▸ **Exercise objective**: Reproduce, character for character, the lines below from the first through the one with "years = list(range(1998, 2016))". Leave pictures out.
───── Collected data
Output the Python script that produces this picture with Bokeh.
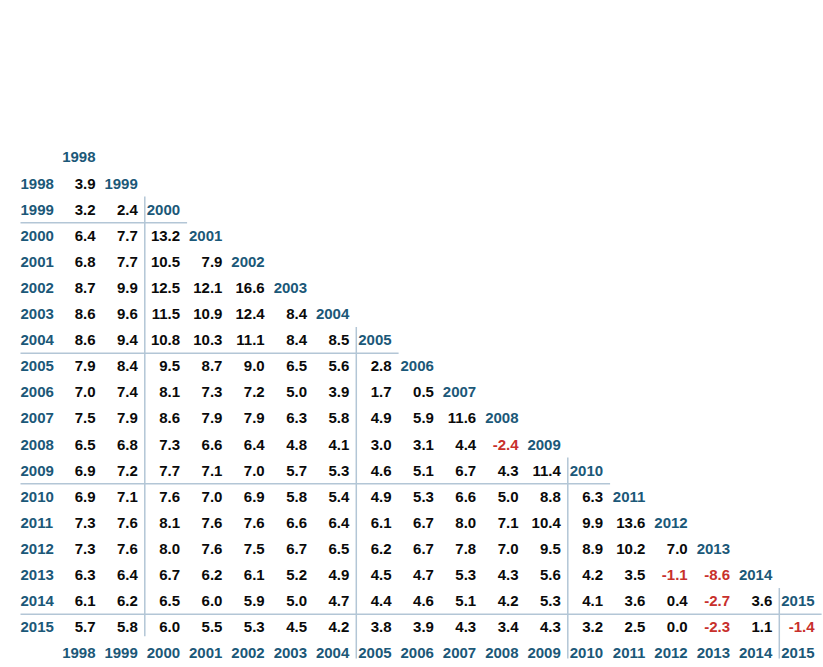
from bokeh.plotting import figure
from bokeh.models import Range1d, ColumnDataSource
from bokeh.core.properties import value
from bokeh.embed import file_html
from bokeh.resources import INLINE

years = list(range(1998, 2016))

# Annualised returns: row = end year, entries by start year 1998..end year
end_1998 = [3.9]
end_1999 = [3.2, 2.4]
end_2000 = [6.4, 7.7, 13.2]
end_2001 = [6.8, 7.7, 10.5, 7.9]
end_2002 = [8.7, 9.9, 12.5, 12.1, 16.6]
end_2003 = [8.6, 9.6, 11.5, 10.9, 12.4, 8.4]
end_2004 = [8.6, 9.4, 10.8, 10.3, 11.1, 8.4, 8.5]
end_2005 = [7.9, 8.4, 9.5, 8.7, 9.0, 6.5, 5.6, 2.8]
end_2006 = [7.0, 7.4, 8.1, 7.3, 7.2, 5.0, 3.9, 1.7, 0.5]
end_2007 = [7.5, 7.9, 8.6, 7.9, 7.9, 6.3, 5.8, 4.9, 5.9, 11.6]
end_2008 = [6.5, 6.8, 7.3, 6.6, 6.4, 4.8, 4.1, 3.0, 3.1, 4.4, -2.4]
end_2009 = [6.9, 7.2, 7.7, 7.1, 7.0, 5.7, 5.3, 4.6, 5.1, 6.7, 4.3, 11.4]
end_2010 = [6.9, 7.1, 7.6, 7.0, 6.9, 5.8, 5.4, 4.9, 5.3, 6.6, 5.0, 8.8, 6.3]
end_2011 = [7.3, 7.6, 8.1, 7.6, 7.6, 6.6, 6.4, 6.1, 6.7, 8.0, 7.1, 10.4, 9.9, 13.6]
end_2012 = [7.3, 7.6, 8.0, 7.6, 7.5, 6.7, 6.5, 6.2, 6.7, 7.8, 7.0, 9.5, 8.9, 10.2, 7.0]
end_2013 = [6.3, 6.4, 6.7, 6.2, 6.1, 5.2, 4.9, 4.5, 4.7, 5.3, 4.3, 5.6, 4.2, 3.5, -1.1, -8.6]
end_2014 = [6.1, 6.2, 6.5, 6.0, 5.9, 5.0, 4.7, 4.4, 4.6, 5.1, 4.2, 5.3, 4.1, 3.6, 0.4, -2.7, 3.6]
end_2015 = [5.7, 5.8, 6.0, 5.5, 5.3, 4.5, 4.2, 3.8, 3.9, 4.3, 3.4, 4.3, 3.2, 2.5, 0.0, -2.3, 1.1, -1.4]

rows = [end_1998, end_1999, end_2000, end_2001, end_2002, end_2003, end_2004,
        end_2005, end_2006, end_2007, end_2008, end_2009, end_2010, end_2011,
        end_2012, end_2013, end_2014, end_2015]

# separators every five years (block starts)
block_starts = [2000, 2005, 2010, 2015]

FONT = value("Liberation Sans")
FSIZE = "15px"
BLUE = "#1b5878"
RED = "#c8302c"
BLACK = "#0a0a0a"
LINE = "#b3c6d6"

n = len(years)
colw = 42.3   # px per column
rowh = 26.1   # px per row
W, H = 823, 667
x0px, y0px = 95, 183  # right edge of first column, centre of first row

p = figure(width=W, height=H, output_backend="svg", toolbar_location=None,
           x_axis_location=None, y_axis_location=None, min_border=0,
           x_range=Range1d(-x0px / colw, -x0px / colw + W / colw),
           y_range=Range1d(y0px / rowh - H / rowh, y0px / rowh))
p.grid.visible = False
p.outline_line_color = None
p.background_fill_color = "white"
p.border_fill_color = "white"

common = dict(text_font=FONT, text_font_size=FSIZE, text_font_style="bold",
              text_baseline="middle")

# values
vx, vy, vt, vc = [], [], [], []
for r, row in enumerate(rows):
    for c, v in enumerate(row):
        vx.append(c)
        vy.append(-r)
        vt.append(f"{v:.1f}")
        vc.append(RED if v < 0 else BLACK)
p.text(x="x", y="y", text="t", text_color="c",
       source=ColumnDataSource(dict(x=vx, y=vy, t=vt, c=vc)),
       text_align="right", **common)

# diagonal year labels, bottom labels, row labels
lab = [str(y) for y in years]
p.text(x=list(range(n)), y=[1 - c for c in range(n)], text=lab,
       text_align="right", text_color=BLUE, **common)
p.text(x=list(range(n)), y=[-n] * n, text=lab,
       text_align="right", text_color=BLUE, **common)
row_x = (20 - x0px) / colw
p.text(x=[row_x] * n, y=[-r for r in range(n)], text=lab,
       text_align="left", text_color=BLUE, **common)

# separator lines
off = 7 / colw
hx0, hx1, hy = [], [], []
vx0, vy0, vy1 = [], [], []
for b in block_starts:
    c = years.index(b)
    hx0.append(row_x)
    hx1.append(c + off)
    hy.append(-(c - 1) - 0.5)
    vx0.append(c - 1 + off)
    vy0.append(-(c - 1) + 0.5)
    vy1.append(-(n - 1) - 0.35 if b == block_starts[0] else -n - 0.2)
p.segment(x0=hx0, y0=hy, x1=hx1, y1=hy, line_color=LINE, line_width=1.5)
p.segment(x0=vx0, y0=vy0, x1=vx0, y1=vy1, line_color=LINE, line_width=1.5)

open("out.html", "w").write(file_html(p, INLINE))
──────────
▸ **Output**:
Output the Python script that produces this picture with Bokeh.
from bokeh.plotting import figure
from bokeh.models import Range1d, ColumnDataSource
from bokeh.core.properties import value
from bokeh.embed import file_html
from bokeh.resources import INLINE

years = list(range(1998, 2016))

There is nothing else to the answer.